For queer people, especially on this continent, “coming out” is a huge step. If you live in a conservative country, chances are, most people around you are homophobic. Deciding to share that part of your identity with people can be hard, but where they are loving and supportive, it can also be easy and improve your quality of life.
For Pride Month, we asked women to share their coming-out stories. Their responses show how reactions can be mixed, but regardless, their identities remain unchanged even if those around them do not acknowledge it.
Timi, 22, is pansexual. She says she’s out to “the whole world (except my parents and extended family).”
They’ve been out for five years, and the people they’ve come out to were accepting. Her advice for anyone considering coming out is, “Take the step, don’t limit yourself.”
Cleo, 26, is pansexual, and they’re out to their brother, about ten friends and their Twitter circle.
“They made pansexual jokes and were very chill. It wasn’t a big deal. I might as well have told them I like breathing air. I’ve been out for 4 years, and I felt very relieved when I did it. Nothing has changed except the quality of pansexual jokes I have to put up with.”
Her advice is that anyone thinking about coming out should gauge the trust level and acceptance of the people around them and only come out to the ones they fully trust.
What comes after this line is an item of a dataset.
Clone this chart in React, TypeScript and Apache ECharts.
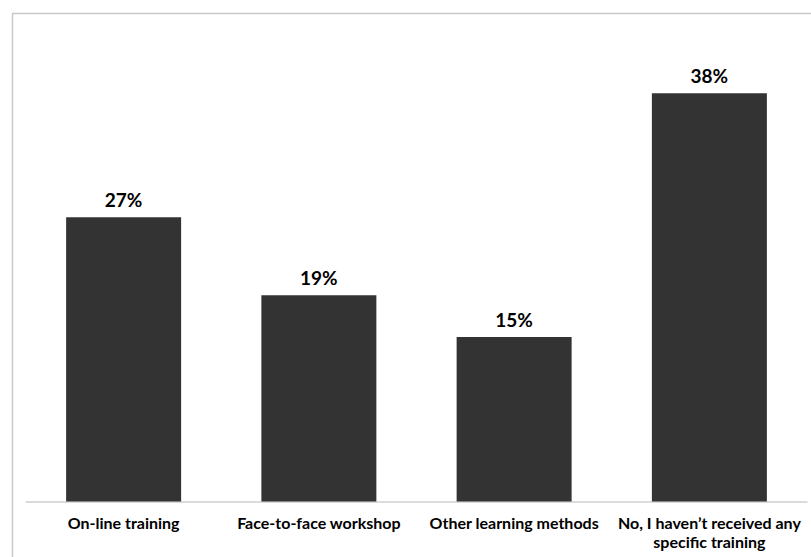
import React, { useEffect, useRef } from "react";
import * as echarts from "echarts";

const categories = [
  "On-line training",
  "Face-to-face workshop",
  "Other learning methods",
  "No, I haven\u2019t received any\nspecific training",
];
const values = [26.6, 19.3, 15.4, 38.2];

export default function App() {
  const ref = useRef<HTMLDivElement>(null);
  useEffect(() => {
    if (!ref.current) return;
    const chart = echarts.init(ref.current, null, { renderer: "svg" });
    chart.setOption({
      animation: false,
      backgroundColor: "#ffffff",
      graphic: [
        {
          type: "rect",
          left: 10,
          top: 11,
          shape: { x: 0, y: 0, width: 900, height: 700 },
          style: { fill: "none", stroke: "#c9c9c9", lineWidth: 1.5 },
          silent: true,
        },
      ],
      grid: { left: 26, right: 4, top: 74, bottom: 55.5 },
      xAxis: {
        type: "category",
        data: categories,
        axisLine: { show: true, lineStyle: { color: "#d0d0d0", width: 1.5 } },
        axisTick: { show: false },
        axisLabel: {
          interval: 0,
          fontFamily: "Lato",
          fontWeight: "bold",
          fontSize: 16,
          color: "#000",
          lineHeight: 19,
          margin: 11,
        },
      },
      yAxis: {
        type: "value",
        min: 0,
        max: 40,
        show: false,
        splitLine: { show: false },
      },
      series: [
        {
          type: "bar",
          data: values,
          barWidth: 115,
          itemStyle: { color: "#333333" },
          label: {
            show: true,
            position: "top",
            distance: 8,
            formatter: (p: any) => Math.round(p.value) + "%",
            fontFamily: "Lato",
            fontWeight: "bold",
            fontSize: 19,
            color: "#000",
          },
        },
      ],
    });
    return () => chart.dispose();
  }, []);
  return (
    <div
      ref={ref}
      style={{ position: "fixed", left: 0, top: 0, width: 811, height: 557 }}
    />
  );
}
“It also helps to have some sort of independence or stability when you come out. It’s not everyone you need to come out to. It’s more important to be safe than brave, especially if you live in a homophobic country. Come out on your own terms, and know that regardless of whatever, you are worthy.”
22-year-old Joyce is a lesbian, and they’ve come out to their siblings and friends.
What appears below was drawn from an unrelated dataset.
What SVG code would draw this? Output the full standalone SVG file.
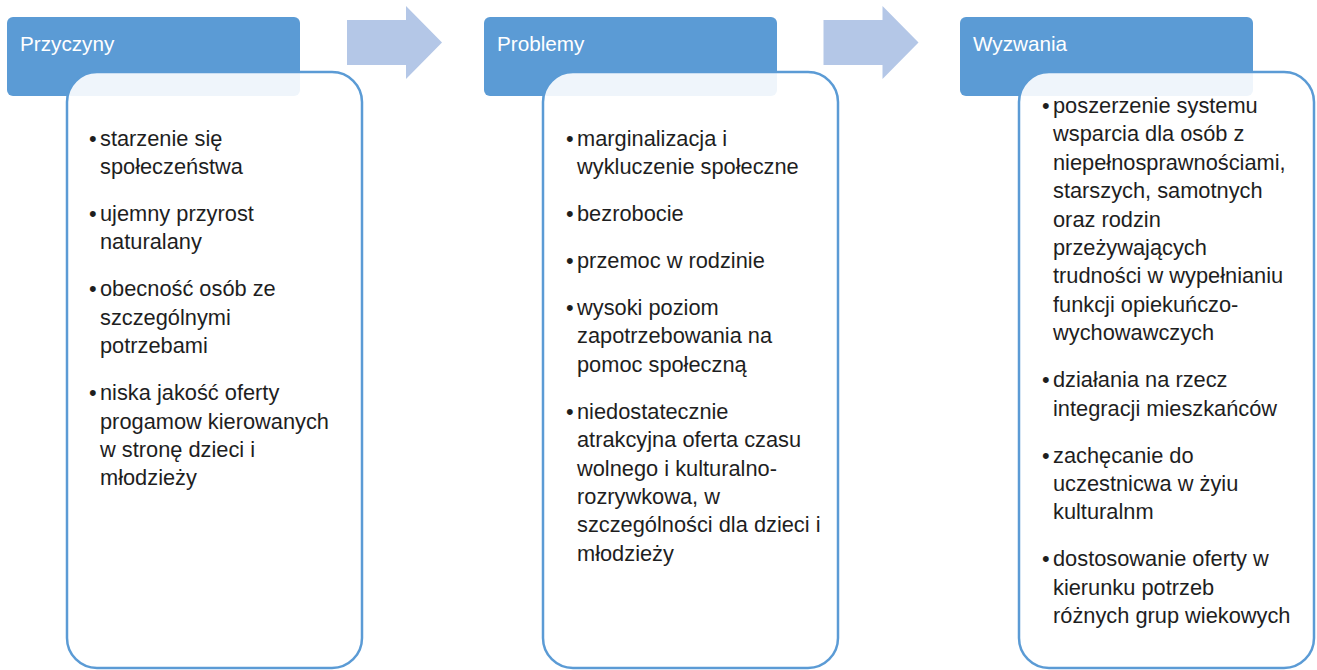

“Even the people that I thought were progressive had a negative reaction. I was like, “Ha, you people are homophobic o,” and they expected me to give them cookies for not being violent towards me even though they said it’s against their religion”.
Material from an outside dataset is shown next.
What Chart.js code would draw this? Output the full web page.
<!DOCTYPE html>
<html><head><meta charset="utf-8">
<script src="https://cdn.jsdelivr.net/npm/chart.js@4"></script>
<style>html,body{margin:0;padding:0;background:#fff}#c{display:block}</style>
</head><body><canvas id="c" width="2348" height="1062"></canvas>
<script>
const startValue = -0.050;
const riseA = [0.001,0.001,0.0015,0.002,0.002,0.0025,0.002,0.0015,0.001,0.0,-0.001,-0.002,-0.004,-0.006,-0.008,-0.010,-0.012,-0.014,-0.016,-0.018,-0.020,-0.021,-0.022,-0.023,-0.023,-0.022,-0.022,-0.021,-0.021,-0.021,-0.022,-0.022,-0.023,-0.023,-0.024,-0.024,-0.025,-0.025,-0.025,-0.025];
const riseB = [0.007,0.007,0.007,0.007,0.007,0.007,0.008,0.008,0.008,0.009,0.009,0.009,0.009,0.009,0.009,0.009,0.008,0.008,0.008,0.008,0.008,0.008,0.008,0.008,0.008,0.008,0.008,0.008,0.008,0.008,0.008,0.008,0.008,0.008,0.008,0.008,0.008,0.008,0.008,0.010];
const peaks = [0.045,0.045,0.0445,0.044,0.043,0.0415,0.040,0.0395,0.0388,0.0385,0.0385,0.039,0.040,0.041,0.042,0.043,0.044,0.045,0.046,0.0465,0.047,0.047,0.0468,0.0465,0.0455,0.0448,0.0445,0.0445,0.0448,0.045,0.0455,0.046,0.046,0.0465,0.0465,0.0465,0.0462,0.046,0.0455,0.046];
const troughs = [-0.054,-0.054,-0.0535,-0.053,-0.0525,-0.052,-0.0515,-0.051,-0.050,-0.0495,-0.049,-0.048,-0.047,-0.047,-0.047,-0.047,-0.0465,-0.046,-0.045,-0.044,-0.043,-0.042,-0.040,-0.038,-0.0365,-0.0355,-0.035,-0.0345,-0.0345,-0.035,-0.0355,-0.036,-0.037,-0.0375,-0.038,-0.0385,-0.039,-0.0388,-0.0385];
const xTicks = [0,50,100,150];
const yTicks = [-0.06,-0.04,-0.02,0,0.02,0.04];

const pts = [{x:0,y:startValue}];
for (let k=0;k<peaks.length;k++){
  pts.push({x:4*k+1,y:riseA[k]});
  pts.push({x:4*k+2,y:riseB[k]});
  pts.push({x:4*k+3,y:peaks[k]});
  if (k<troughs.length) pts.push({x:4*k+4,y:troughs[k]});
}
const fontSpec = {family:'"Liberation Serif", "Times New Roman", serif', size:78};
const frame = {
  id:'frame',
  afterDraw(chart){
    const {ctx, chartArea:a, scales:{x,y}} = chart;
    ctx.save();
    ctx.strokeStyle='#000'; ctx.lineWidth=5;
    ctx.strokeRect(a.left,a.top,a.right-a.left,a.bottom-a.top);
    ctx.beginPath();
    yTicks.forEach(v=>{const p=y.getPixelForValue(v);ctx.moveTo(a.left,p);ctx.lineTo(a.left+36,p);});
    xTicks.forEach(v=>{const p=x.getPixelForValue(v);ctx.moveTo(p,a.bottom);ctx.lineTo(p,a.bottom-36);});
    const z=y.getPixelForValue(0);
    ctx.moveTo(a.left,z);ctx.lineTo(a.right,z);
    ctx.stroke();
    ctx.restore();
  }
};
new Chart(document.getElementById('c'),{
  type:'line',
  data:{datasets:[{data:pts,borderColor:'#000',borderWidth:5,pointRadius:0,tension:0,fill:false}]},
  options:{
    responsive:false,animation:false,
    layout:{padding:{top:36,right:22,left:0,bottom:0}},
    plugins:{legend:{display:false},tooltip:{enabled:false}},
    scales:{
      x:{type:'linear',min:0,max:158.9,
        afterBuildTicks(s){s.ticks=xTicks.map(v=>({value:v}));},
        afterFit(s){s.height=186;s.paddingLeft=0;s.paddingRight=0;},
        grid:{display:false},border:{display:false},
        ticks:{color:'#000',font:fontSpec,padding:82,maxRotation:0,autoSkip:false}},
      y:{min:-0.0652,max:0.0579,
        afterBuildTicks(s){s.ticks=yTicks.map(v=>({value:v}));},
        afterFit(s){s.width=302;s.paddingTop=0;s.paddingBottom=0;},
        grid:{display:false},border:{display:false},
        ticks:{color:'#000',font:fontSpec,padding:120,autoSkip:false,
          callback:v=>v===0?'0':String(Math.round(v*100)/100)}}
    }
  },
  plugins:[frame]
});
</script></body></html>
They’ve been out for 4 years but first came out as bisexual and, more recently, as a lesbian. “Though people were a little receptive to me being bisexual, when I came out as a lesbian, they argued with me that I’m not a lesbian and I just need to wait for the right guy.”
“I know this sounds pathetic, but I have no negative feelings towards them. I took a “half bread is better than none” approach because I didn’t want to experience isolation and excommunication. If they express homophobia (which happens frequently), I check it immediately and explain. It’s a lot of work, but I’m not ready to be an island. That’s a fight that I don’t have the bandwidth for.”
They advise that anyone considering coming out should only do it when they’re ready.
“I don’t think I’ll ever be ready to tell my parents. If you are, then don’t let people who are scared tell you to stop. It’s your life and your truth.”
20-year-old Grace is grey-ace and lesbian, and she came out to her cousin.
“I told my cousin I was asexual, and she acted supportive, but then she told my sister, who confronted me about it. She went, “Were you sexually assaulted as a child? Why are you even thinking about sexual attraction when you’re not married yet?” She then told my aunt, who slapped me and told my mother, who told me never to talk about it again. She said the way to heaven is by getting married and pleasing your husband. “I do not want to hear anything about this LGBT thing,” she said.”
“This happened when I was 18, so about two, three years ago. Although I wouldn’t say I’m “out” since I was pushed back into the closet. I was angry for a long time, but now, I’m just numb. I can’t change the way I am, but if being myself will put me in danger, I have no problem pretending to be “normal.”
Tayo, 22, is bisexual, and she’s out to all her close friends, many of her Twitter mutuals and some of her cousins.
“I never really came out. At most, I asked some friends, “You know I like girls, right?” They either already knew, or they weren’t very surprised, or they simply weren’t homophobic, so it wasn’t a big deal. Except maybe one, they all took it in stride. One of my cousins inferred it from my Twitter and then randomly asked me about it one day. I was very nervous because he was older, and I didn’t know where the conversation was going, but I said yes. He was very supportive, made jokes and said he figured it out from my pictures.”
She says it wasn’t as hard because the people close to her are, at least, relatively progressive.
“The thought of coming out to my parents and siblings scares me to death, so I just don’t think about it. If you want to come out, especially to family, I think stability should be a priority so that if it goes badly, you won’t be entirely dependent on them. If you decide to come out, then you’re very brave, and you’re doing a great thing. I hope you have a community to support you through it.”
In these diverse stories, we find various experiences reflecting humanity’s capacity for resilience and authenticity. While some have found acceptance and support, others have encountered resistance and challenges. Yet, in every story, there’s an unwavering determination to be true to oneself. These narratives remind us that the path to self-discovery is deeply personal and that the journey towards acceptance is always ongoing. Their tales stress the importance of creating progressive, accepting spaces where individuals can thrive, celebrating their authentic selves.